Although “ghoti” is the most popular form of creative respelling in English, it’s far from the only one. Educational YouTuber Michael Stevens of VSauce jokingly made creative respellings of a few English words in a YouTube Short called “Forbidden Spellings” to illustrate how bizarre and chaotic the English spelling system is.

For instance, he spelled “church” as “tolot” using the following sounds:

  • T as in /⁠tʃ⁠/ in picture 
  • Olo, pronounced as /ɜɹ/ like the word colonel
  • T again just like the “t” in the word picture

While he also talked about the word “ghoti” in his Short, he also presented different ways of spelling the words “what” and “why,” presented as “oed” and “ho,” respectively. Michael explained that “what” can be spelled as “oed” by using the following sounds:

  • O as in /w/ in one
  • Ed like the /t/ in the word hacked

Finally, he spelled “why” as “ho” based on the sound /waɪ/ in the word choir

But Michael wasn’t the only one who made creative respellings of certain words.

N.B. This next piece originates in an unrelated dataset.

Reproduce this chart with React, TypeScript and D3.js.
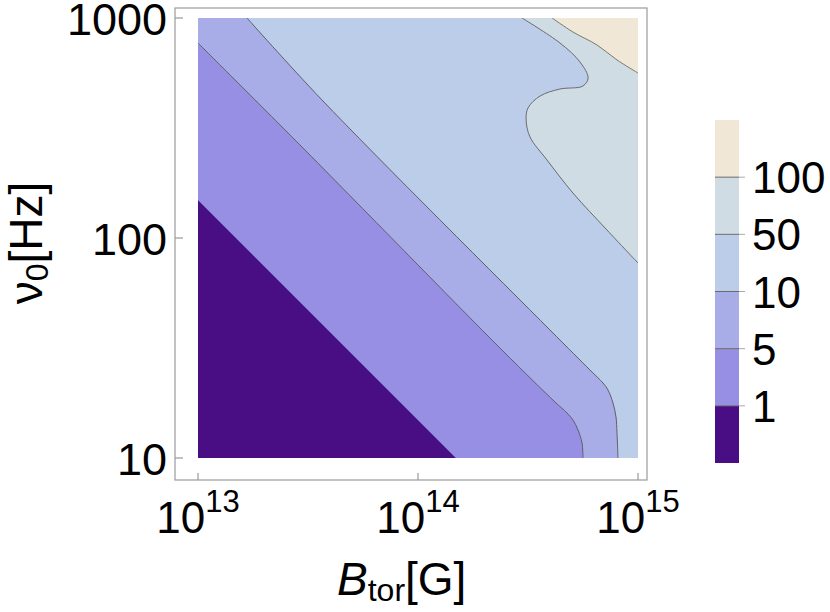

Long before VSauce and long before YouTube, Victorians played genteel language games to amuse themselves. Some of these games involved remixing common words, such as potato, which was spelled as ghoughphtheightteeau (which uses “gh” in hiccough, “ough” in though, “phth” in phthisis, “eigh” in neigh, “tte” in gazette, and “eau” in beau). 

The Brief But Interesting History of Ghoti

George Bernard Shaw in 1936
George Bernard Shaw in 1936 (Photo by Picryl)

The word “ghoti” is most famously attributed to the Irish playwright and writer George Bernard Shaw, who was an advocate of English spelling reform. According to American linguist and lexicographer Ben Zimmer, there’s no evidence that Shaw brought up the word “ghoti” as a comical, creative way to respell the word “fish,” based on studies scholars made using Shaw’s writings.

Instead, the origins of “ghoti” date back to a letter written by publisher Charles Ollier to literary critic Leigh Hunt in December 1855, almost a year before Shaw was even born. In the letter, Ollier told Hunt about how his son, William Ollier, found a new way to spell “fish,” which was the good old “ghoti.” 

Ghoti was attributed to Shaw because of Italian-American linguist Mario Pei, who spread the tale of how Shaw allegedly came up with the spelling in the Los Angeles Times in 1946 and again three years later with his popular book, The Story of Language. 

Zimmer said Pei could have confused Shaw with Daniel Jones, a British phonetician and another prominent advocate for English spelling reform since he served as the model for Pygmalion’s Henry Higgins. Jones also used the word “ghoti” in a speech in 1943.

Why Using Ghoti in English to Spell Fish Can Be Problematic

Ghoti is popular among advocates of spelling reform because it highlights the irrationality of the English spelling system. Literacy professionals also use it to prove that English is not a phonetic language. However, other professionals find the word troublesome and unhelpful, especially when teaching young and adult learners how to read and speak English.

Some professionals fear that using “ghoti” to spell fish creates barriers for learners as it gives them the impression that English spelling is difficult and they can learn it. While English has a complex written code, its spelling system still follows some rules. 

After all, “gh,” while pronounced as “f” at the end of words like rough or tough, is never pronounced as such at the beginning of most words. The letter “o” is never pronounced like “i” except in the word women, while “ti” is never pronounced as “sh” at the end of words, and is only enunciated as such when followed by a, e, o, and u. 

In addition, most people will not pronounce “ghoti” as “fish” and will just pronounce it as “goatee,” which proves, according to Zimmer, that the English spelling system is not entirely a free-for-all.


The word “ghoti” in English may look like a funny and nonsensical word. After all, it is unintelligible, and it is not used as an actual word. But its history and meaning shed light on the idiosyncrasies and complexity of an entire language. It also serves as a powerful reminder of how the English language can be both challenging and fascinating.

Despite being a linguistic joke, “ghoti” has a history that takes back centuries, from being featured in a letter to being tied to one of the biggest figures in modern English literature. It is also a poster child for spelling reform advocates, who campaign for changes in the English spelling system to make it more systematic and regular.

But while the use of “ghoti” among spelling advocates, linguists, and other professionals doesn’t have any bad intention, educators still warn that using it to spell “fish” might only create barriers, when our goal is supposedly to break them down. “Ghoti” may seem a fun word (and a good reminder of how illogical English spelling can be), but it will never be pronounced as “fish,” and it’s certainly not the correct way of spelling “fish.”